Read HTTP messages without guessing
Read the parts of an HTTP message and know which details are shared across HTTP versions.
- messages
- fields
- representations
Read the meaning before the serialization
An HTTP message carries control data, a field section, and optional content. A request’s control data identifies a method and target. A response’s control data identifies a status. The field section adds metadata that must be interpreted according to each field’s definition.
HTTP/1.1 writes control data and fields as text lines. HTTP/2 and HTTP/3 encode equivalent semantics in binary frames and pseudo-fields.

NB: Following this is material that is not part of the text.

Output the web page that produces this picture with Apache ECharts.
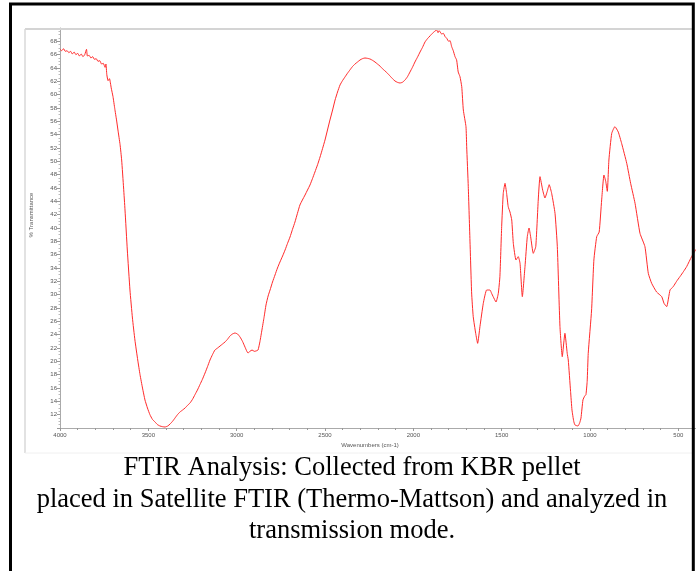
<!DOCTYPE html>
<html>
<head>
<meta charset="utf-8">
<script src="https://cdn.jsdelivr.net/npm/echarts@6/dist/echarts.min.js"></script>
<style>
html,body{margin:0;padding:0;background:#fff;}
#chart{width:696px;height:571px;}
</style>
</head>
<body>
<div id="chart"></div>
<script>
// Wavenumbers (cm-1), descending
var wavenumbers = [4000,3990,3980,3970,3960,3950,3940,3930,3920,3910,3900,3890,3880,3870,3860,3850,3845,3835,3825,3815,3805,3795,3785,3775,3765,3755,3745,3740,3735,3728,3720,3710,3700,3690,3680,3672,3660,3651,3640,3632,3619,3604,3590,3576,3560,3547,3533,3519,3505,3491,3477,3462,3448,3434,3420,3406,3390,3377,3363,3349,3335,3321,3306,3292,3278,3264,3250,3236,3222,3208,3194,3179,3165,3151,3137,3123,3108,3094,3080,3066,3052,3038,3024,3010,2995,2981,2967,2953,2944,2936,2925,2913,2900,2891,2879,2868,2857,2845,2834,2822,2811,2797,2783,2769,2755,2740,2726,2712,2698,2684,2670,2656,2642,2628,2613,2599,2585,2571,2557,2542,2528,2514,2500,2486,2472,2457,2443,2429,2415,2401,2387,2373,2359,2345,2330,2316,2302,2288,2274,2260,2245,2231,2217,2203,2189,2175,2160,2146,2132,2118,2104,2090,2076,2062,2047,2033,2019,2005,1991,1977,1962,1948,1934,1920,1906,1892,1877,1868,1860,1855,1849,1840,1830,1820,1811,1800,1792,1783,1774,1764,1755,1746,1736,1726,1717,1702,1698,1689,1679,1670,1661,1647,1636,1623,1604,1585,1566,1557,1548,1532,1519,1510,1500,1491,1481,1472,1463,1453,1443,1434,1419,1406,1396,1383,1368,1355,1345,1336,1321,1307,1293,1283,1268,1255,1242,1231,1217,1198,1185,1170,1157,1142,1129,1123,1110,1102,1092,1085,1068,1058,1051,1040,1030,1023,1016,1010,991,978,962,948,934,921,911,902,893,877,859,840,821,792,770,745,717,689,670,651,623,594,581,566,547,529,510,491,470,453,425,400];
// % Transmittance
var transmittance = [66.8,66.6,66.9,66.5,66.6,66.3,66.5,66.1,66.4,66.0,66.2,65.8,66.1,65.7,66.0,66.8,65.8,65.9,65.5,65.7,65.3,65.4,65.0,65.1,64.6,64.7,64.1,64.6,63.0,62.1,62.4,61.0,59.7,57.9,56.2,54.7,52.5,50.2,46.0,42.7,36.7,30.7,26.5,23.2,20.2,18.0,16.0,14.2,13.0,12.0,11.3,10.9,10.5,10.3,10.2,10.15,10.3,10.6,11.0,11.5,12.0,12.4,12.7,13.0,13.4,13.75,14.3,15.0,15.7,16.5,17.3,18.25,19.2,20.2,21.0,21.7,22.0,22.3,22.6,22.9,23.3,23.8,24.1,24.25,24.1,23.65,23.0,22.15,21.6,21.25,21.5,21.7,21.5,21.55,21.7,23.0,24.7,26.6,28.45,29.8,30.7,31.9,32.95,34.0,34.9,35.8,36.7,37.7,38.65,39.8,40.9,42.2,43.45,44.2,44.95,45.7,46.45,47.4,48.4,49.5,50.65,51.9,53.2,54.7,56.2,57.7,59.2,60.4,61.45,62.1,62.65,63.2,63.7,64.2,64.6,64.9,65.2,65.4,65.5,65.45,65.35,65.15,64.9,64.6,64.3,63.9,63.55,63.2,62.8,62.4,62.05,61.85,61.75,61.85,62.2,62.7,63.4,64.1,64.9,65.6,66.4,67.1,67.9,68.4,68.8,69.2,69.55,69.7,69.3,69.6,69.45,69.1,69.2,68.7,68.45,68.0,68.1,67.2,66.6,65.7,65.2,63.4,62.7,61.2,57.7,55.2,52.2,46.2,37.75,30.25,26.7,24.2,22.7,25.2,28.7,30.7,30.7,30.2,29.7,28.9,30.2,32.7,40.2,45.2,46.7,45.2,43.2,42.4,41.2,37.7,35.2,35.7,34.7,29.7,34.2,38.7,40.0,38.7,36.2,37.2,44.2,47.7,45.7,44.5,45.5,46.5,45.2,42.2,37.2,25.2,20.7,24.2,21.2,20.2,15.5,12.7,11.0,10.45,10.3,10.8,11.5,14.2,14.8,15.0,17.0,21.2,27.7,35.2,38.7,39.4,44.2,47.95,47.0,45.5,50.2,54.2,55.2,54.4,52.7,49.7,46.7,43.7,39.2,37.2,33.2,31.7,30.4,29.7,28.7,28.2,30.7,31.2,32.0,32.7,33.5,34.2,35.7,36.8];
var xMajorTicks = [500,1000,1500,2000,2500,3000,3500,4000];
var yAxisName = '% Transmittance';
var xAxisName = 'Wavenumbers (cm-1)';
var captionLines = [
  'FTIR Analysis: Collected from KBR pellet',
  'placed in Satellite FTIR (Thermo-Mattson) and analyzed in',
  'transmission mode.'
];

var seriesData = wavenumbers.map(function (w, i) { return [w, transmittance[i]]; });

var chart = echarts.init(document.getElementById('chart'), null, {renderer: 'canvas'});
var tickFont = {fontSize: 6, color: '#555', fontFamily: 'Liberation Sans, Arial, sans-serif'};
var capFont = {fontSize: 26.5, fill: '#000', fontFamily: 'Liberation Serif, Times New Roman, serif', align: 'center', verticalAlign: 'middle'};

var option = {
  animation: false,
  backgroundColor: '#fff',
  grid: {left: 60, right: 0, top: 28, bottom: 143, outerBoundsMode: 'none'},
  xAxis: [{
    type: 'value', min: 400, max: 4000, interval: 100, inverse: true,
    axisLine: {show: true, lineStyle: {color: '#aaa', width: 1}},
    axisTick: {show: true, length: 2, lineStyle: {color: '#999'}},
    axisLabel: Object.assign({
      margin: 4,
      formatter: function (v) { return (v % 500 === 0) ? String(v) : ''; }
    }, tickFont),
    splitLine: {show: false}
  }, {
    type: 'value', min: 400, max: 4000, inverse: true, position: 'bottom',
    axisLine: {show: false},
    axisTick: {show: true, length: 3, inside: false, customValues: xMajorTicks, lineStyle: {color: '#999'}},
    axisLabel: {show: false},
    splitLine: {show: false}
  }],
  yAxis: {
    type: 'value', min: 10, max: 70, interval: 2,
    axisLine: {show: true, lineStyle: {color: '#aaa', width: 1}},
    axisTick: {show: true, length: 3, lineStyle: {color: '#999'}},
    minorTick: {show: true, splitNumber: 4, length: 1.5, lineStyle: {color: '#bbb'}},
    axisLabel: Object.assign({margin: 3, showMinLabel: false, showMaxLabel: false}, tickFont),
    splitLine: {show: false}
  },
  series: [{
    type: 'line',
    data: seriesData,
    xAxisIndex: 0,
    showSymbol: false,
    smooth: 0.15,
    lineStyle: {color: '#ff2a2a', width: 1},
    z: 5
  }],
  graphic: [
    {type: 'line', z: 10, shape: {x1: 25, y1: 29, x2: 692, y2: 29}, style: {stroke: '#d4d4d4', lineWidth: 2}},
    {type: 'line', z: 10, shape: {x1: 25, y1: 29, x2: 25, y2: 453}, style: {stroke: '#d8d8d8', lineWidth: 1.5}},
    {type: 'line', z: 10, shape: {x1: 25, y1: 453, x2: 692, y2: 453}, style: {stroke: '#f0f0f0', lineWidth: 1}},
    {type: 'text', z: 10, x: 31, y: 215, rotation: Math.PI / 2,
      style: {text: yAxisName, fontSize: 6, fill: '#555', fontFamily: 'Liberation Sans, Arial, sans-serif', align: 'center', verticalAlign: 'middle'}},
    {type: 'text', z: 10, x: 370, y: 445,
      style: {text: xAxisName, fontSize: 6, fill: '#555', fontFamily: 'Liberation Sans, Arial, sans-serif', align: 'center', verticalAlign: 'middle'}},
    {type: 'text', z: 10, x: 352, y: 468, style: Object.assign({text: captionLines[0]}, capFont)},
    {type: 'text', z: 10, x: 352, y: 500, style: Object.assign({text: captionLines[1]}, capFont)},
    {type: 'text', z: 10, x: 352, y: 531, style: Object.assign({text: captionLines[2]}, capFont)},
    {type: 'rect', z: 20, shape: {x: 10.5, y: 4, width: 682.8, height: 700},
      style: {fill: null, stroke: '#000', lineWidth: 3}}
  ]
};
chart.setOption(option);
</script>
</body>
</html>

A developer tool may present all three versions in a convenient HTTP/1.1-like view; that view is not a byte-for-byte capture of an HTTP/2 or HTTP/3 connection.
POST /notes HTTP/1.1
Host: example.invalid
Content-Type: text/plain
Content-Length: 5
hello
Expected result: the method and target are request control data,
Content-Type and Content-Length describe the message content, and hello is
the content. The blank line is part of HTTP/1.1 framing, not a universal HTTP
semantic.
Fields need their own definitions
A field name alone does not tell you whether it is valid in requests, responses, or both, whether intermediaries can change it, or whether multiple values can be combined. Look up the field’s specification before applying a general rule.
Representation metadata such as a media type describes a selected representation. Message framing metadata describes this transfer. Those ideas can overlap in a simple response, but they are not interchangeable.
Content can be absent for different reasons
A message can lack content because the method or status defines that result, the selected representation is empty, or the framing indicates a zero-length message. Do not infer one cause merely from an empty panel in a tool. Start with the method, status, and applicable field definitions.